• [Information shown]

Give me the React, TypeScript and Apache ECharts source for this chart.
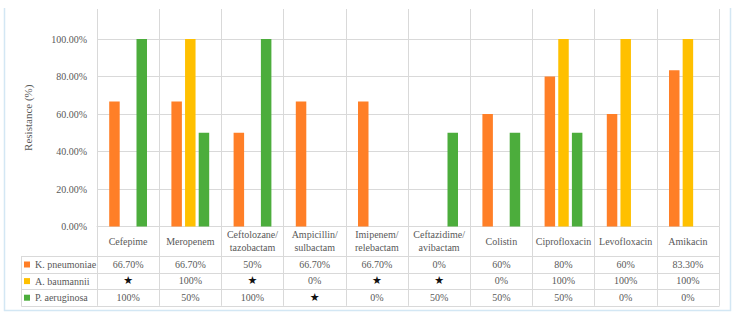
import React, { useEffect, useRef } from "react";
import * as echarts from "echarts";

// Antibiotics along the x axis (line breaks as printed in the table header)
const categories = [
  "Cefepime",
  "Meropenem",
  "Ceftolozane/\ntazobactam",
  "Ampicillin/\nsulbactam",
  "Imipenem/\nrelebactam",
  "Ceftazidime/\navibactam",
  "Colistin",
  "Ciprofloxacin",
  "Levofloxacin",
  "Amikacin",
];

const seriesNames = ["K. pneumoniae", "A. baumannii", "P. aeruginosa"];

// Resistance in percent; null = not tested (shown as a star)
const kPneumoniae = [66.7, 66.7, 50, 66.7, 66.7, 0, 60, 80, 60, 83.3];
const aBaumannii = [null, 100, null, 0, null, null, 0, 100, 100, 100];
const pAeruginosa = [100, 50, 100, null, 0, 50, 50, 50, 0, 0];

const yTicks = [0, 20, 40, 60, 80, 100];

const colors = ["#FF7F27", "#FFC000", "#4CAD3C"];

const FONT = "Liberation Serif";
const GRID_COLOR = "#d9d9d9";
const TEXT_COLOR = "#595959";

// layout of the plot and the data table under it
const PLOT_LEFT = 97;
const PLOT_RIGHT = 719;
const PLOT_TOP = 9;
const PLOT_BOTTOM = 226.5;
const HEADER_BOTTOM = 256;
const ROW_H = 16.6;
const TABLE_LEFT = 21.5;

const fmt = (v: number | null) => {
  if (v === null) return "{s|★}";
  return Number.isInteger(v) ? `${v}%` : `${v.toFixed(2)}%`;
};

export default function App() {
  const ref = useRef<HTMLDivElement>(null);

  useEffect(() => {
    if (!ref.current) return;
    const chart = echarts.init(ref.current, null, { renderer: "svg" });
    const rows = [kPneumoniae, aBaumannii, pAeruginosa];
    const tableBottom = HEADER_BOTTOM + ROW_H * 3;

    const rowAxes = rows.map((row, r) => ({
      type: "category" as const,
      gridIndex: 0,
      position: "bottom" as const,
      data: categories,
      axisLine: { show: false },
      axisTick: { show: false },
      splitLine: { show: false },
      axisLabel: {
        interval: 0,
        margin: HEADER_BOTTOM + ROW_H * (r + 0.5) - PLOT_BOTTOM,
        verticalAlign: "middle" as const,
        fontFamily: FONT,
        fontSize: 10,
        color: TEXT_COLOR,
        formatter: (_v: string, i: number) => fmt(row[i]),
        rich: {
          s: { fontFamily: "DejaVu Sans", fontSize: 11, color: "#111" },
        },
      },
    }));

    const hLines = [0, 1, 2, 3].map((k) => {
      const y = Math.round(HEADER_BOTTOM + ROW_H * k) + 0.5;
      return {
        type: "line",
        shape: { x1: TABLE_LEFT, y1: y, x2: PLOT_RIGHT + 0.5, y2: y },
        style: { stroke: GRID_COLOR, lineWidth: 1 },
        silent: true,
      };
    });

    const frameColor = "#d3e7f4";

    chart.setOption({
      animation: false,
      backgroundColor: "#ffffff",
      color: colors,
      textStyle: { fontFamily: FONT },
      grid: {
        left: PLOT_LEFT,
        right: 735 - PLOT_RIGHT,
        top: PLOT_TOP,
        bottom: 316 - PLOT_BOTTOM,
        containLabel: false,
      },
      legend: {
        data: seriesNames,
        orient: "vertical",
        left: 24,
        top: HEADER_BOTTOM + 2.5,
        padding: 0,
        itemWidth: 6,
        itemHeight: 6,
        itemGap: ROW_H - 12,
        icon: "rect",
        selectedMode: false,
        textStyle: {
          fontFamily: FONT,
          fontSize: 10,
          lineHeight: 12,
          color: TEXT_COLOR,
        },
      },
      xAxis: [
        {
          type: "category",
          data: categories,
          boundaryGap: true,
          axisLine: { show: true, lineStyle: { color: GRID_COLOR } },
          axisTick: {
            show: true,
            interval: 0,
            length: tableBottom - PLOT_BOTTOM,
            lineStyle: { color: GRID_COLOR },
          },
          splitLine: {
            show: true,
            interval: 0,
            lineStyle: { color: GRID_COLOR },
          },
          axisLabel: {
            interval: 0,
            margin: (HEADER_BOTTOM - PLOT_BOTTOM) / 2,
            verticalAlign: "middle",
            fontFamily: FONT,
            fontSize: 10,
            lineHeight: 13,
            color: TEXT_COLOR,
          },
        },
        ...rowAxes,
      ],
      yAxis: {
        type: "value",
        min: 0,
        max: 116,
        interval: 20,
        name: "Resistance (%)",
        nameLocation: "middle",
        nameGap: 64,
        nameRotate: 90,
        nameTextStyle: { fontFamily: FONT, fontSize: 11, color: TEXT_COLOR },
        axisLine: { show: false },
        axisTick: { show: false },
        splitLine: {
          show: true,
          lineStyle: {
            color: [...yTicks.map(() => GRID_COLOR), "rgba(0,0,0,0)"],
          },
        },
        axisLabel: {
          margin: 10,
          showMaxLabel: false,
          fontFamily: FONT,
          fontSize: 10,
          color: TEXT_COLOR,
          formatter: (v: number) =>
            yTicks.includes(v) ? `${v.toFixed(2)}%` : "",
        },
      },
      series: rows.map((row, i) => ({
        name: seriesNames[i],
        type: "bar",
        xAxisIndex: 0,
        data: row,
        barWidth: 10.5,
        barGap: "30%",
        itemStyle: { color: colors[i] },
      })),
      graphic: [
        ...hLines,
        {
          type: "line",
          shape: {
            x1: TABLE_LEFT,
            y1: HEADER_BOTTOM,
            x2: TABLE_LEFT,
            y2: Math.round(tableBottom) + 0.5,
          },
          style: { stroke: GRID_COLOR, lineWidth: 1 },
          silent: true,
        },
        // chart frame
        {
          type: "polyline",
          shape: {
            points: [
              [4.5, 8],
              [4.5, 310.5],
              [730.5, 310.5],
              [730.5, 8],
            ],
          },
          style: { stroke: frameColor, fill: "none", lineWidth: 1.5 },
          silent: true,
        },
      ],
    });

    return () => chart.dispose();
  }, []);

  return (
    <div
      ref={ref}
      style={{ position: "fixed", left: 0, top: 0, width: 735, height: 316 }}
    />
  );
}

• [Exercise description] Reproduce every line above as written, skipping pictures.

• [Exercise solution]
Give me the React, TypeScript and Apache ECharts source for this chart.
import React, { useEffect, useRef } from "react";
import * as echarts from "echarts";

// Antibiotics along the x axis (line breaks as printed in the table header)
const categories = [
  "Cefepime",
  "Meropenem",
  "Ceftolozane/\ntazobactam",
  "Ampicillin/\nsulbactam",
  "Imipenem/\nrelebactam",
  "Ceftazidime/\navibactam",
  "Colistin",
  "Ciprofloxacin",
  "Levofloxacin",
  "Amikacin",
];

const seriesNames = ["K. pneumoniae", "A. baumannii", "P. aeruginosa"];

// Resistance in percent; null = not tested (shown as a star)
const kPneumoniae = [66.7, 66.7, 50, 66.7, 66.7, 0, 60, 80, 60, 83.3];
const aBaumannii = [null, 100, null, 0, null, null, 0, 100, 100, 100];
const pAeruginosa = [100, 50, 100, null, 0, 50, 50, 50, 0, 0];

const yTicks = [0, 20, 40, 60, 80, 100];

const colors = ["#FF7F27", "#FFC000", "#4CAD3C"];

const FONT = "Liberation Serif";
const GRID_COLOR = "#d9d9d9";
const TEXT_COLOR = "#595959";

// layout of the plot and the data table under it
const PLOT_LEFT = 97;
const PLOT_RIGHT = 719;
const PLOT_TOP = 9;
const PLOT_BOTTOM = 226.5;
const HEADER_BOTTOM = 256;
const ROW_H = 16.6;
const TABLE_LEFT = 21.5;

const fmt = (v: number | null) => {
  if (v === null) return "{s|★}";
  return Number.isInteger(v) ? `${v}%` : `${v.toFixed(2)}%`;
};

export default function App() {
  const ref = useRef<HTMLDivElement>(null);

  useEffect(() => {
    if (!ref.current) return;
    const chart = echarts.init(ref.current, null, { renderer: "svg" });
    const rows = [kPneumoniae, aBaumannii, pAeruginosa];
    const tableBottom = HEADER_BOTTOM + ROW_H * 3;

    const rowAxes = rows.map((row, r) => ({
      type: "category" as const,
      gridIndex: 0,
      position: "bottom" as const,
      data: categories,
      axisLine: { show: false },
      axisTick: { show: false },
      splitLine: { show: false },
      axisLabel: {
        interval: 0,
        margin: HEADER_BOTTOM + ROW_H * (r + 0.5) - PLOT_BOTTOM,
        verticalAlign: "middle" as const,
        fontFamily: FONT,
        fontSize: 10,
        color: TEXT_COLOR,
        formatter: (_v: string, i: number) => fmt(row[i]),
        rich: {
          s: { fontFamily: "DejaVu Sans", fontSize: 11, color: "#111" },
        },
      },
    }));

    const hLines = [0, 1, 2, 3].map((k) => {
      const y = Math.round(HEADER_BOTTOM + ROW_H * k) + 0.5;
      return {
        type: "line",
        shape: { x1: TABLE_LEFT, y1: y, x2: PLOT_RIGHT + 0.5, y2: y },
        style: { stroke: GRID_COLOR, lineWidth: 1 },
        silent: true,
      };
    });

    const frameColor = "#d3e7f4";

    chart.setOption({
      animation: false,
      backgroundColor: "#ffffff",
      color: colors,
      textStyle: { fontFamily: FONT },
      grid: {
        left: PLOT_LEFT,
        right: 735 - PLOT_RIGHT,
        top: PLOT_TOP,
        bottom: 316 - PLOT_BOTTOM,
        containLabel: false,
      },
      legend: {
        data: seriesNames,
        orient: "vertical",
        left: 24,
        top: HEADER_BOTTOM + 2.5,
        padding: 0,
        itemWidth: 6,
        itemHeight: 6,
        itemGap: ROW_H - 12,
        icon: "rect",
        selectedMode: false,
        textStyle: {
          fontFamily: FONT,
          fontSize: 10,
          lineHeight: 12,
          color: TEXT_COLOR,
        },
      },
      xAxis: [
        {
          type: "category",
          data: categories,
          boundaryGap: true,
          axisLine: { show: true, lineStyle: { color: GRID_COLOR } },
          axisTick: {
            show: true,
            interval: 0,
            length: tableBottom - PLOT_BOTTOM,
            lineStyle: { color: GRID_COLOR },
          },
          splitLine: {
            show: true,
            interval: 0,
            lineStyle: { color: GRID_COLOR },
          },
          axisLabel: {
            interval: 0,
            margin: (HEADER_BOTTOM - PLOT_BOTTOM) / 2,
            verticalAlign: "middle",
            fontFamily: FONT,
            fontSize: 10,
            lineHeight: 13,
            color: TEXT_COLOR,
          },
        },
        ...rowAxes,
      ],
      yAxis: {
        type: "value",
        min: 0,
        max: 116,
        interval: 20,
        name: "Resistance (%)",
        nameLocation: "middle",
        nameGap: 64,
        nameRotate: 90,
        nameTextStyle: { fontFamily: FONT, fontSize: 11, color: TEXT_COLOR },
        axisLine: { show: false },
        axisTick: { show: false },
        splitLine: {
          show: true,
          lineStyle: {
            color: [...yTicks.map(() => GRID_COLOR), "rgba(0,0,0,0)"],
          },
        },
        axisLabel: {
          margin: 10,
          showMaxLabel: false,
          fontFamily: FONT,
          fontSize: 10,
          color: TEXT_COLOR,
          formatter: (v: number) =>
            yTicks.includes(v) ? `${v.toFixed(2)}%` : "",
        },
      },
      series: rows.map((row, i) => ({
        name: seriesNames[i],
        type: "bar",
        xAxisIndex: 0,
        data: row,
        barWidth: 10.5,
        barGap: "30%",
        itemStyle: { color: colors[i] },
      })),
      graphic: [
        ...hLines,
        {
          type: "line",
          shape: {
            x1: TABLE_LEFT,
            y1: HEADER_BOTTOM,
            x2: TABLE_LEFT,
            y2: Math.round(tableBottom) + 0.5,
          },
          style: { stroke: GRID_COLOR, lineWidth: 1 },
          silent: true,
        },
        // chart frame
        {
          type: "polyline",
          shape: {
            points: [
              [4.5, 8],
              [4.5, 310.5],
              [730.5, 310.5],
              [730.5, 8],
            ],
          },
          style: { stroke: frameColor, fill: "none", lineWidth: 1.5 },
          silent: true,
        },
      ],
    });

    return () => chart.dispose();
  }, []);

  return (
    <div
      ref={ref}
      style={{ position: "fixed", left: 0, top: 0, width: 735, height: 316 }}
    />
  );
}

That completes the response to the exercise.